Solche Vereinbarungen sind im Rahmen von Entsendungen durchaus üblich und sollen den Mitarbeitern Schutz vor ungewünschten steuerlichen Auswirkungen der Entsendung im Ausland geben. Der Arbeitgeber kann sich hierbei entscheiden, ob er den Mitarbeiter im Rahmen eines Hypotax-Verfahrens lediglich vor ausländischen Mehrbelastungen schützen will (tax protection) oder ob der Mitarbeiter insgesamt so gestellt wird, wie unter einer (hypothetischen) deutschen Steuer (tax equalisation).
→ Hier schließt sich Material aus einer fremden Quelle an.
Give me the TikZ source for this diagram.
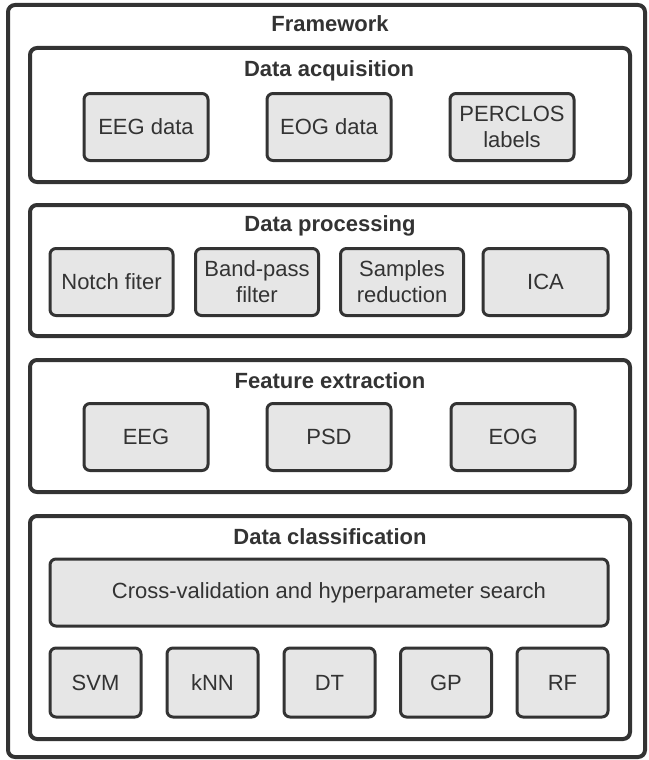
\documentclass[tikz,border=0pt]{standalone}
\usepackage{fontspec}
\setmainfont{Liberation Sans}
\definecolor{edgegray}{HTML}{333333}
\definecolor{boxgray}{HTML}{E6E6E6}

\begin{document}
\begin{tikzpicture}[x=1pt,y=-1pt,
        frame/.style={draw=edgegray,line width=4pt,rounded corners=7pt,inner sep=0pt},
        item/.style={draw=edgegray,fill=boxgray,line width=3pt,rounded corners=6pt,
            minimum height=67pt,inner sep=0pt,align=center,text=edgegray,
            font=\fontsize{22}{26}\selectfont},
        title/.style={text=edgegray,font=\fontsize{22}{26}\selectfont\bfseries}]

        \useasboundingbox (0,0) rectangle (648,760);

        % frames
        \node [frame,minimum width=637pt,minimum height=752pt] (fw) at (326.5,381) {};
        \node [frame,minimum width=600pt,minimum height=134pt] (acq) at (330,115) {};
        \node [frame,minimum width=600pt,minimum height=131pt] (proc) at (330,270.5) {};
        \node [frame,minimum width=600pt,minimum height=132pt] (feat) at (330,426) {};
        \node [frame,minimum width=600pt,minimum height=223pt] (cls) at (330,627.5) {};

        % titles
        \node [title] (fwt) at (330,24) {Framework};
        \node [title] (acqt) at (329,71) {Data acquisition};
        \node [title] (proct) at (330,226) {Data processing};
        \node [title] (featt) at (330,381) {Feature extraction};
        \node [title] (clst) at (330,537) {Data classification};

        % data acquisition
        \node [item,minimum width=124pt] (a1) at (146,127) {EEG data};
        \node [item,minimum width=124pt] (a2) at (329,127) {EOG data};
        \node [item,minimum width=124pt] (a3) at (512,127) {PERCLOS\\labels};

        % data processing
        \node [item,minimum width=123pt] (p1) at (111.5,282) {Notch fiter};
        \node [item,minimum width=123pt] (p2) at (257,282) {Band-pass\\filter};
        \node [item,minimum width=123pt] (p3) at (402,282) {Samples\\reduction};
        \node [item,minimum width=125pt] (p4) at (545.5,282) {ICA};

        % feature extraction
        \node [item,minimum width=124pt] (f1) at (146,437) {EEG};
        \node [item,minimum width=124pt] (f2) at (329,437) {PSD};
        \node [item,minimum width=124pt] (f3) at (513,437) {EOG};

        % data classification
        \node [item,minimum width=558pt] (cv) at (329,592.5) {Cross-validation and hyperparameter search};
        \node [item,minimum width=91pt,minimum height=69pt] (c1) at (95.5,682.5) {SVM};
        \node [item,minimum width=91pt,minimum height=69pt] (c2) at (212.5,682.5) {kNN};
        \node [item,minimum width=91pt,minimum height=69pt] (c3) at (329.5,682.5) {DT};
        \node [item,minimum width=91pt,minimum height=69pt] (c4) at (446,682.5) {GP};
        \node [item,minimum width=91pt,minimum height=69pt] (c5) at (562.5,682.5) {RF};
    \end{tikzpicture}
\end{document}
Die letztgenannte Option kann jedoch dazu führen, dass der Mitarbeiter unter dem Schutzschild einer fiktiven deutschen Steuer zwar während seiner Entsendung nicht schlechter gestellt wird als er es in Deutschland wäre; etwaige Steuervorteile aus der Entsendung kann er jedoch nicht nutzen. Aus Sicht eines global agierenden Arbeitgebers insbesondere in Konzern-Strukturen ist die grundsätzliche Vereinbarung einer tax equalisation für alle Entsendungen dann eine Mischkalkulation, die für den Arbeitgeber mal vorteilhaft (niedriger Steuersatz Ausland) oder nachteilig sein kann (hoher Steuersatz Ausland). Die Auswirkung einer Steuerausgleichs-Vereinbarung ist für den Arbeitnehmer genau umgekehrt – die Vereinbarung kann mal vorteilhaft (hoher Steuersatz Ausland) oder auch mal nachteilig sein (niedriger Steuersatz Ausland). Die Interessen von Arbeitgeber und Arbeitnehmer können daher bei Anwendung des Hypotax-Verfahrens durchaus auseinanderfallen.

Im Fall vor dem BAG kam es, wie es kommen musste – die mit dem Mitarbeiter getroffene Vereinbarung war für diesen nicht vorteilhaft, weil die französische Steuer niedriger war als die hypothetische deutsche Steuer. Zudem war während der Entsendungszeit ein Tarifvertrag anwendbar geworden, der die (verbindliche) Zahlung eines Bruttoentgelts vorsah.

Die getroffene Nettolohnvereinbarung war unter Berücksichtigung des tax equalisation Prinzips für den Mitarbeiter daher nachteiliger als die im Tarifvertrag getroffene Regelung einer Bruttolohnvergütung.

Das Gericht gab dem Arbeitgeber am Ende nur „halb“ Recht: Grundsätzlich darf der Arbeitgeber mit dem Arbeitnehmer eine - für diesen ggf. nachteilige - Nettolohnvereinbarungen treffen. Sobald jedoch ein Tarifvertrag für beide Seiten verpflichtend Anwendung findet (beiderseitige Tarifgebundenheit), geht die zwingende tarifvertragliche Regelung der Regelung im Entsendungsvertrag vor. Im Zusammenhang mit zwingend anzuwendenden Tarifverträgen ist daher Vorsicht geboten, wenn von solchen tarifvertraglichen Regelungen aufgrund vertraglicher Regelungen abgewichen werden soll.


Fazit

Sofern kein Tarifvertrag zwingend Anwendung findet, bestätigt das Urteil des BAG dem Arbeitgeber jedoch grundsätzlich die Anwendung des Hypotax-Verfahrens. Arbeitnehmer können sich demnach nach Abschluss einer Nettolohnvereinbarung mit Steuerausgleichsmechanismus nicht darauf berufen, dass diese Vereinbarung am Ende steuerlich nicht vorteilhaft für sie war.